TEAD3 and TEAD4 play overlapping role in bovine preimplantation development

In brief: Transcription factors are crucial for lineage specification in the preimplantation development of mammals. This research shows that TEAD3 and TEAD4 play important and overlapping functions in directing trophectoderm fate decisions during this developmental stage in cattle. Abstract: During mammalian preimplantation development, the transition from morula to blastocyst is a critical biological event. This process involves polarization and initial specification of lineages, regulated by various transcription factors that have been extensively studied in mice. Our single-cell RNA sequencing analyses revealed that TEAD3 is specifically expressed in the trophectoderm cells of bovine preimplantation embryos, unlike in mice. The objective of this study is to determine the functional role of TEAD3 in bovine preimplantation development. While TEAD3 knockdown does not affect blastocyst formation in cattle, embryos fail to progress to the blastocyst stage when both TEAD3 and TEAD4, another member of the TEAD family, are disrupted using RNA interference and base editing techniques, respectively. This finding suggests a redundant role for TEAD3 and TEAD4 during preimplantation development in cattle.
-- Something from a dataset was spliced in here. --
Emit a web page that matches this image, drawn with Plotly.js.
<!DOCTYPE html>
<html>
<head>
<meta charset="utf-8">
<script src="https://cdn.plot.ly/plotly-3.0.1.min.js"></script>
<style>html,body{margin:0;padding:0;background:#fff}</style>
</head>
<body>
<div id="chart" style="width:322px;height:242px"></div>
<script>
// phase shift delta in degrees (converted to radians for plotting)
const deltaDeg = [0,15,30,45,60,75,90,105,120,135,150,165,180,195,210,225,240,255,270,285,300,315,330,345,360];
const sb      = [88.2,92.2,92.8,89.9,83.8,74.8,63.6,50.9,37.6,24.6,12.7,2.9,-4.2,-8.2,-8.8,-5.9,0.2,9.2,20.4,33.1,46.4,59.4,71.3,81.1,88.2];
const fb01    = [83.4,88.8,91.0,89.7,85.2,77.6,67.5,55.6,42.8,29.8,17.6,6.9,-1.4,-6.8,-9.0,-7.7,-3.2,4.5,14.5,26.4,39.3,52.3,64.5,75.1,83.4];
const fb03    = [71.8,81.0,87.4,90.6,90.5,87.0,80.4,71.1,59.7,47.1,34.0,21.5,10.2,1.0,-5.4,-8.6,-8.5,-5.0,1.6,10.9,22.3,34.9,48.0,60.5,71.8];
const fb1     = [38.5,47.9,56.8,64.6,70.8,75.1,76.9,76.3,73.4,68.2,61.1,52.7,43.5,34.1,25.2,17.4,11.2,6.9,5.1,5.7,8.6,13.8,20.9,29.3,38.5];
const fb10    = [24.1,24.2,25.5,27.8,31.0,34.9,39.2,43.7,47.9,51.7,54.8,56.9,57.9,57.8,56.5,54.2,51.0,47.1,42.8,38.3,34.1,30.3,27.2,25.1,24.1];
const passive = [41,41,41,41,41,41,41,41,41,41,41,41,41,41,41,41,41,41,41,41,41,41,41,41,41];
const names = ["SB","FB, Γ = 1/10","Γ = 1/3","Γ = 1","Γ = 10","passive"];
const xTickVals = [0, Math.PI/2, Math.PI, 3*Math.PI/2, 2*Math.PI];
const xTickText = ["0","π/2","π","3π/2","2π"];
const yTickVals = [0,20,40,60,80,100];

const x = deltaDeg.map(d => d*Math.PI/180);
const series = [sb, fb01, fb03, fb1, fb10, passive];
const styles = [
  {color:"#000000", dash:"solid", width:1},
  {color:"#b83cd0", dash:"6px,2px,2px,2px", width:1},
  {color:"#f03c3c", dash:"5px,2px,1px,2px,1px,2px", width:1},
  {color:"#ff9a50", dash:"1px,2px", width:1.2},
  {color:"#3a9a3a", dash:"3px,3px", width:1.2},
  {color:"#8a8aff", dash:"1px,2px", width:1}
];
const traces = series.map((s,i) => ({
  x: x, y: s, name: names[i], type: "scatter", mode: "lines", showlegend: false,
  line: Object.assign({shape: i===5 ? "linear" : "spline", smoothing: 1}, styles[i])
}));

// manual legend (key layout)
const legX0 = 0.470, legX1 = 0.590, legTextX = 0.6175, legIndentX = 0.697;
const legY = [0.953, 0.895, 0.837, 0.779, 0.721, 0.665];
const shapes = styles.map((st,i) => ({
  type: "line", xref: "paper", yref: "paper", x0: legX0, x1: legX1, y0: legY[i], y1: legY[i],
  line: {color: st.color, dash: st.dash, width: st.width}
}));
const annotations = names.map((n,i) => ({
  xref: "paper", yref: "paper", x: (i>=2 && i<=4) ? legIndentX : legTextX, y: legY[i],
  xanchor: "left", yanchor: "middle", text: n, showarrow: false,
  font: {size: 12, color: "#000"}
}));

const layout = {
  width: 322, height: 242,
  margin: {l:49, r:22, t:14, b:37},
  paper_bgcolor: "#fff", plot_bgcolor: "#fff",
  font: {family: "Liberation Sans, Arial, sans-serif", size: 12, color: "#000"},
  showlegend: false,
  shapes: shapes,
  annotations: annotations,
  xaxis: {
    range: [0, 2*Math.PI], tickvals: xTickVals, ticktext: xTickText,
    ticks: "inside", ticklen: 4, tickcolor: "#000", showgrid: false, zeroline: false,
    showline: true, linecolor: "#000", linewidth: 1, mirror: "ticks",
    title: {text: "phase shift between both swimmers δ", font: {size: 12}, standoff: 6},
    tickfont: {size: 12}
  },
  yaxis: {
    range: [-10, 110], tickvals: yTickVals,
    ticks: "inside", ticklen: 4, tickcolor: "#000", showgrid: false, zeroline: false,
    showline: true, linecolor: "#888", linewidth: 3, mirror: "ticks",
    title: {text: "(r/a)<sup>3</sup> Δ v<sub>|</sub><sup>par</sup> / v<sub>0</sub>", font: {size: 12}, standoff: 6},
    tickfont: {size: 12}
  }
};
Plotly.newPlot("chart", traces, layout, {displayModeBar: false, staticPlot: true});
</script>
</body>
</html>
RNA sequencing analysis identified dysregulation of 215 genes, with 53 genes upregulated and 162 genes downregulated. Notably, we observed a reduction in the expression of trophectoderm lineage-specific genes KRT8, KRT18 and EZR and HIPPO signaling pathway components. Immunofluorescence analysis further revealed that the protein expression levels of KRT8 and EZR were significantly decreased. Importantly, the initial expression of trophectoderm lineage-specific genes, such as TFAP2C and GATA3, and the inner cell mass lineage-specific genes, such as OCT4, remained unaffected. This contrasts with the role of TEAD4 in directly regulating the trophectoderm lineage specification in mice. Thus, our studies demonstrate that TEAD3 and TEAD4 play essential and redundant roles upstream of trophectoderm fate decisions during preimplantation development in cattle.